Measures of System Performance or Fitness

In macroeconomic models, certain state variables are treated as measures of overall system performance or economic fitness, summarizing how well the economy is functioning at a given point in time. Aggregate output, growth rates, welfare indices, or representative-agent utility measures serve as scalar indicators of performance, capturing outcomes such as prosperity, efficiency, or stability. These variables often play a central role in evaluating and guiding dynamics: policy rules, institutional arrangements, and adjustment mechanisms are frequently assessed by how they affect these performance measures over time. In growth and business-cycle models, dynamics can be interpreted as movements toward higher output, greater welfare, or more stable trajectories, subject to structural constraints. Although macroeconomic systems are not assumed to mechanically optimize a single objective in all settings, models are deliberately constructed so that steady states or balanced growth paths correspond to extrema or stationary values of these variables. In this way, performance-related state variables condense the effects of accumulation, expectations, and price adjustments into single scalar summaries, providing an explanatory framework for understanding macroeconomic stability, growth, and policy effectiveness.
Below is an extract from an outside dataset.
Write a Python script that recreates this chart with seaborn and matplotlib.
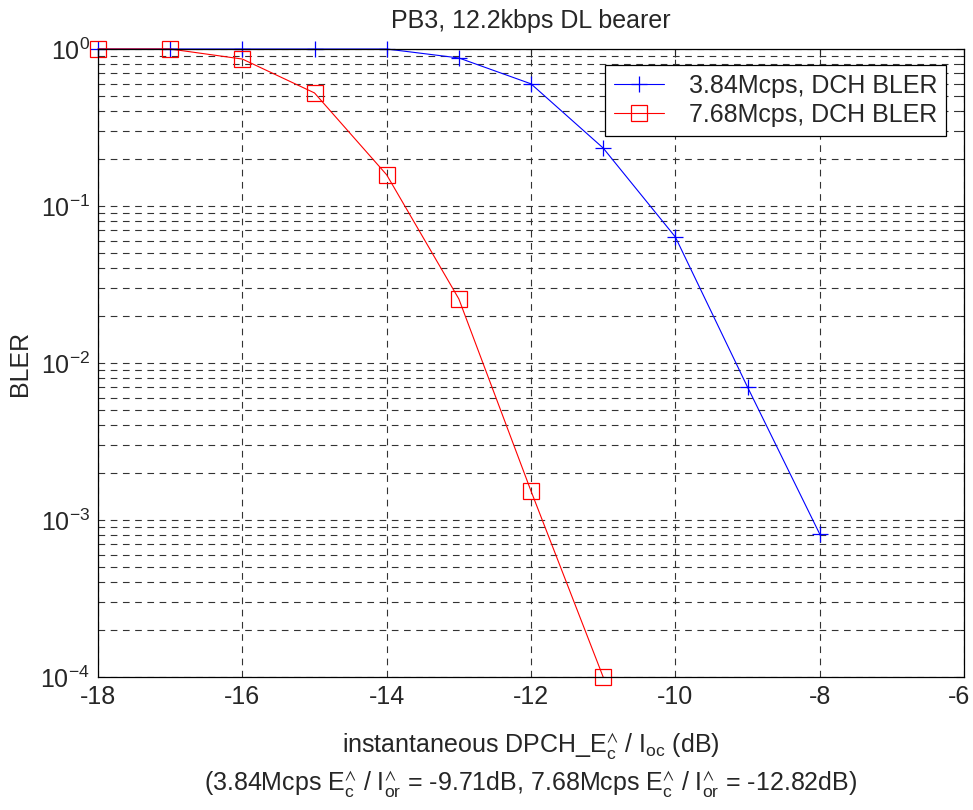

Summary — Functional Roles of State Variables

In summary, state variables play tightly integrated roles in macroeconomic modeling by: (a) capturing the minimal information required to predict aggregate evolution, such as accumulated stocks of capital, labor, money, and debt, along with expectation structures and price signals; (b) serving as the points of causal transmission through which shocks, policies, and structural changes affect output, employment, inflation, and growth; (c) enforcing conservation laws and accounting constraints, including stock–flow consistency, budget constraints, and balance-sheet identities that restrict feasible aggregate trajectories; (d) acting as intensive variables that drive adjustment toward equilibrium or steady paths, such as interest rates, wages, inflation, and other price signals that induce reallocations of resources over time; and (e) providing measures of system performance, including aggregate output, growth rates, welfare indices, or stability metrics that summarize how the economy is functioning. These roles are deeply interlinked. For example, capital and debt stocks both constrain feasible future dynamics and mediate the effects of investment, policy, and expectations, while price and rate variables simultaneously signal imbalance and guide the flows that restore balance. This structure reflects a coherent macroeconomic modeling strategy: identify key aggregate state quantities, track their evolution through explicit stock–flow equations, enforce accounting consistency, interpret deviations in prices or rates as drivers of adjustment, and characterize equilibrium or balanced growth as states in which net pressures dissipate.

An additional functional aspect is modularity and hierarchy in macroeconomic systems. State variables allow the economy to be decomposed into interacting subsystems—such as households, firms, financial institutions, and the public sector—each with its own internal state variables but linked through shared aggregates like income, prices, and expectations. This modular structure supports the reuse and integration of modeling components, such as embedding financial-sector balance sheets within growth or business-cycle models. In this role, state variables function as the interfaces between macroeconomic processes, providing a common accounting and representational framework through which accumulation, expectations, and policy interactions jointly determine aggregate dynamics.